Idlib and parts of the neighbouring provinces of Aleppo, Hama and Latakia are under the control of Hayat Tahrir al-Sham, a jihadist group led by Syria's former Al-Qaeda affiliate.
The region is supposed to be protected from a massive government offensive by a September buffer zone deal, but it has come under increasing bombardment by the regime and its Russian ally over the past three months.
In the Idlib town of Ariha, seven children were among 11 civilians killed in Syrian air strikes that targeted two residential buildings and also wounded 28 other people, said the Syrian Observatory for Human Rights.
One of the dead was a small boy who was found under the rubble by White Helmets rescuers, his face bloodied and his body covered in white dust, a photographer who works with AFP said from the scene.
He also witnessed rescuers digging through the rubble of a collapsed roof for more victims, while a member of the White Helmets moved the body of a young man into the back of a pickup truck.
Ariha made headlines after it was pummelled Wednesday by warplanes that claimed the lives of 10 civilians, according to the Observatory, when a picture of three sisters struggling for their lives went viral on social media networks.
The picture showed two dust-covered girls trapped in the rubble and clutching their baby sister by her shirt as she dangles from a bombed out building.

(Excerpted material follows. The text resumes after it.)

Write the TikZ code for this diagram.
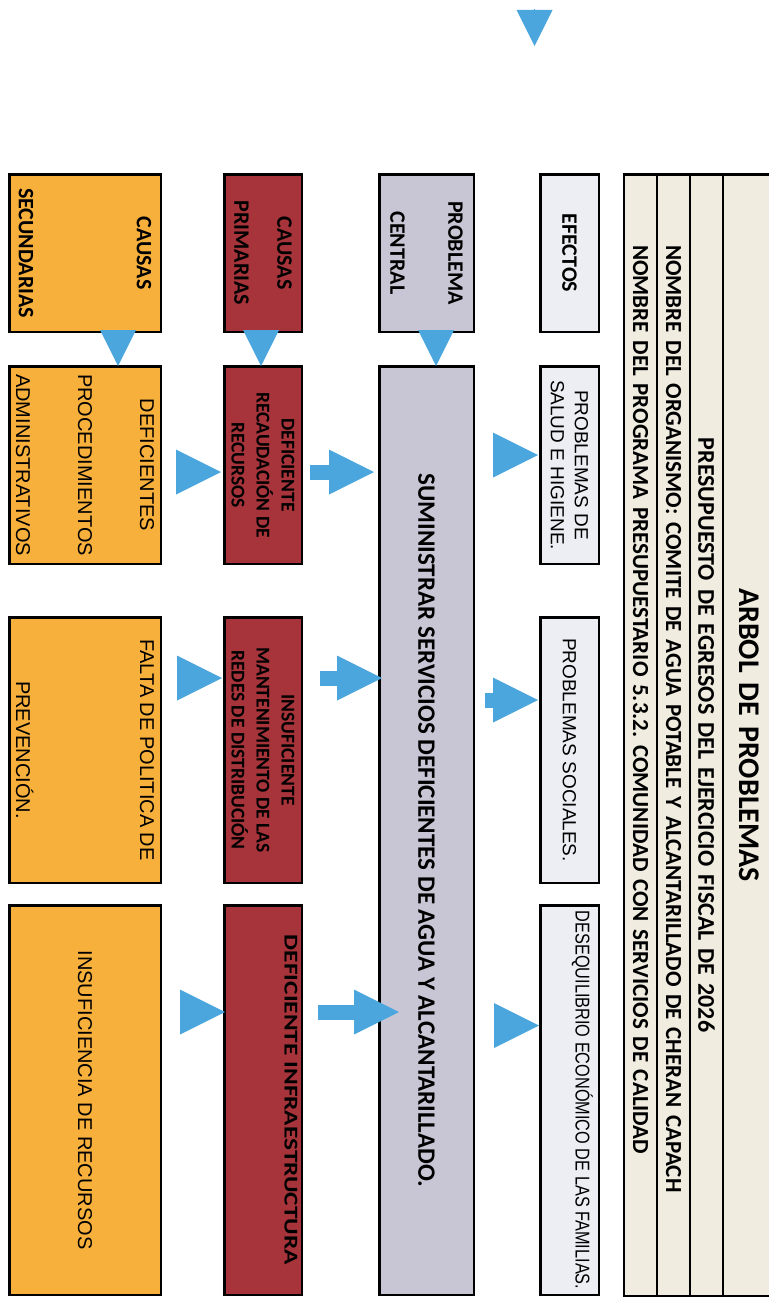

One of the girls later died of her wounds while the other two are hospitalised and fighting to stay alive, according to local medics.
Russian air strikes on northern Hama province Saturday that hit an ambulance killed three rescuers while another child died in Syrian regime bombardment elsewhere in the Idlib region, the Observatory said.
Save the Children said on Thursday that the number of children killed in Idlib over the past four weeks had exceeded the number slain in the same region in the whole of last year.
Air strikes by the Syrian regime and its ally Russia on the Idlib region have claimed more than 740 lives since late April, according to the war monitor.
The UN says more than 400,000 people have been displaced.
The UN Office for the Coordination of Humanitarian Affairs (OCHA) has documented 39 attacks against health facilities or medical workers in the area in three months.
At least 50 schools have been damaged by air strikes and shelling over the same period, it said.
UN rights chief Michelle Bachelet on Friday condemned "international indifference" in the face of the mounting death toll in Idlib.
"These are civilian objects, and it seems highly unlikely, given the persistent pattern of such attacks, that they are all being hit by accident," Bachelet said.
"Intentional attacks against civilians are war crimes, and those who have ordered them or carried them out are criminally responsible for their actions," she said.
The region under attack is home to some three million people, nearly half of them already displaced from other parts of the country.
The war in Syria has killed more than 370,000 people and displaced millions since it started in 2011 with a brutal crackdown on anti-government protests.